Playing the game is simple, and yet hard as hell at times. Just because it looks innocent and non-threatening doesn't mean you can take the challenges for granted. Patience and genuine skill are required for success. When you're near the hole and it's time to putt, accounting for the relative slope in the green is vital, and tough to calculate. This gets harder when you start seeing variations in the slope of the terrain. And of course the farther you are from the hole, the more variations you'll see in the slope. This is a handheld game, but it renders the course with as much realistic scale as the console version. If you don't calculate the angle and force of your putt just right, the ball will come close to the hole, and then sail right past it or spin around the hole. It's true to the sport itself and it takes a while to actually learn the greens. But once that's accomplished, playing the game gets even more fun. Making the tough shots are so cool, especially with when you get to watch the characters' celebratory animations right behind them.

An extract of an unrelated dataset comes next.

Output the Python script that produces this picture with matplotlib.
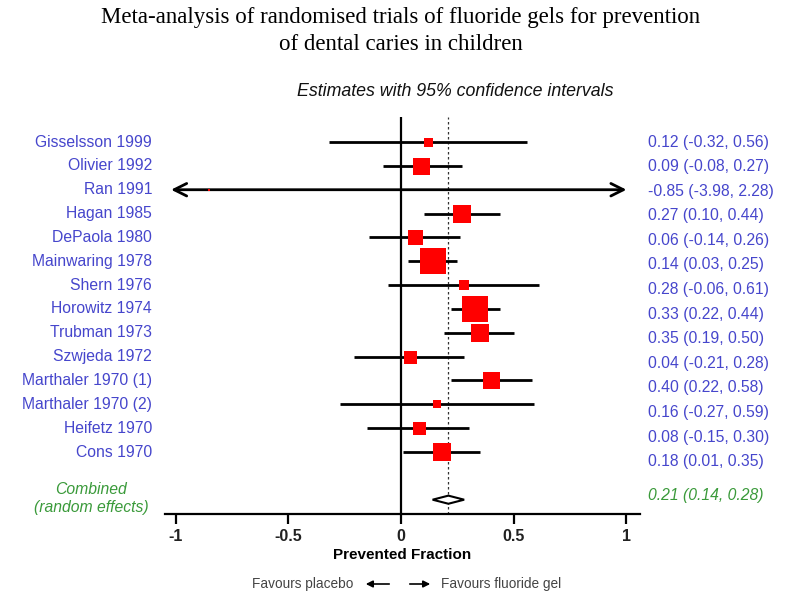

Getting a gorgeous Birdie is a powerfully satisfying moment. I found myself cheering out loud when I finally pulled it off.
There are 10 golfers, six courses and 5 caddies. You start out with two golfers, and your caddies show-up as mere voices in the background instead of being on the links with you as in past games. So basically when you choose caddies you're really choosing an off-screen commentator. Hot Shots Golf Fore had over three times the characters and twice the number of courses, so players familiar with the series might feel the pickings are slim in Open Tee. Also Fore actually showed the caddie on-screen, running after your ball when it was hit. I personally miss that bit, but I'll live. The graphics are attractive, mostly in design rather than technical performance. Tiger Woods on PSP went for the realistic graphics and exquisite player models from the console version, and it has its problems with doing that. Hot Shots is more cartoonish, with simple characters and more contrasted textures. Nevertheless, the characters here have an appeal and endearing style of their own. They're miniature anime caricatures that inhabit a lush green world complete with chipping birds, obtrusive mountains, and hazardous lakes. They've retained most of the design of the Japanese version, a nice frill rarely seen in this series. Traditionally, SCEA and Clap Hanz change things around in the U.S. of the game because of the differences in cultural taste. But in Open Tee you can find little residuals: the characters are either very close or identical to the Japanese characters, and there's even stuff like the Japanese slang title of the game, "mingol", written on an unlockable trucker hat.
Beside the Training Mode that gives players an opportunity to brush up on their skills, there's multiplayer with Ad-hoc that comes fully-equipped to support 8 players. If the standard single player brings out the competitive monster in players, then multiplayer is just unadulterated evil. You can press a series of buttons while your opponent concentrates on their shot to rattle them a bit. Nothing feels better that pulling off a birdie while the opponent yells "fore" in the background. All the tension of a real, live game comes to bear. Best of all, there were no hiccups in the stream of play to interrupt the round in our multiplayer matches. Of course, it's not as if there's a ton of instant action or busy animation on the screen at one time to push the processor. Nevetheless, it's great to know that players can have a seamless competitive match when considering how critical concentration is to the game.
Now, Open Tee does have its wrinkles. For one, it takes forever to unlock characters and courses. You're first matches are spent unlocking tchotchke-like shades and watches. Yes, fine, it does style up your character. But if I'm eager to play with the old man with the conical hat on the cover of the box, I have to win dozens and dozens of holes. I want to hear what kinds of funny things everybody has got to say when they slice on the 8th hole or spin in and out of the cup. This game treats the regular cast as if they're all extra-secret characters. Why must I starve for 20 rounds, unlocking prizes that barely impact the experience of the game? This goes for multiplayer as well, and since there's only one hole open when the game begins, you will be spending a lot of time on those same front and back nines.
Secondly, there's no online mode. There is wireless multiplayer, PSP to PSP for up to eight, but no infrastructure mode to battle opponents across the country. It's especially disheartening when you consider the fact that Hot Shots Golf Fore, the last game in the series released on PS2, was able to accomplish online gameplay. Wireless online competition is quickly becoming a key feature of the PSP and it's a shame, since the North American version is coming out so much later than the Japanese version and even the launch here, that SCEA and Clap Hanz didn't find a way to get in there. There's also no stat tracking for your multiplayer games, and since many people will be playing their friends, it would have been nice for the game to keep records of how well everybody has done when playing together.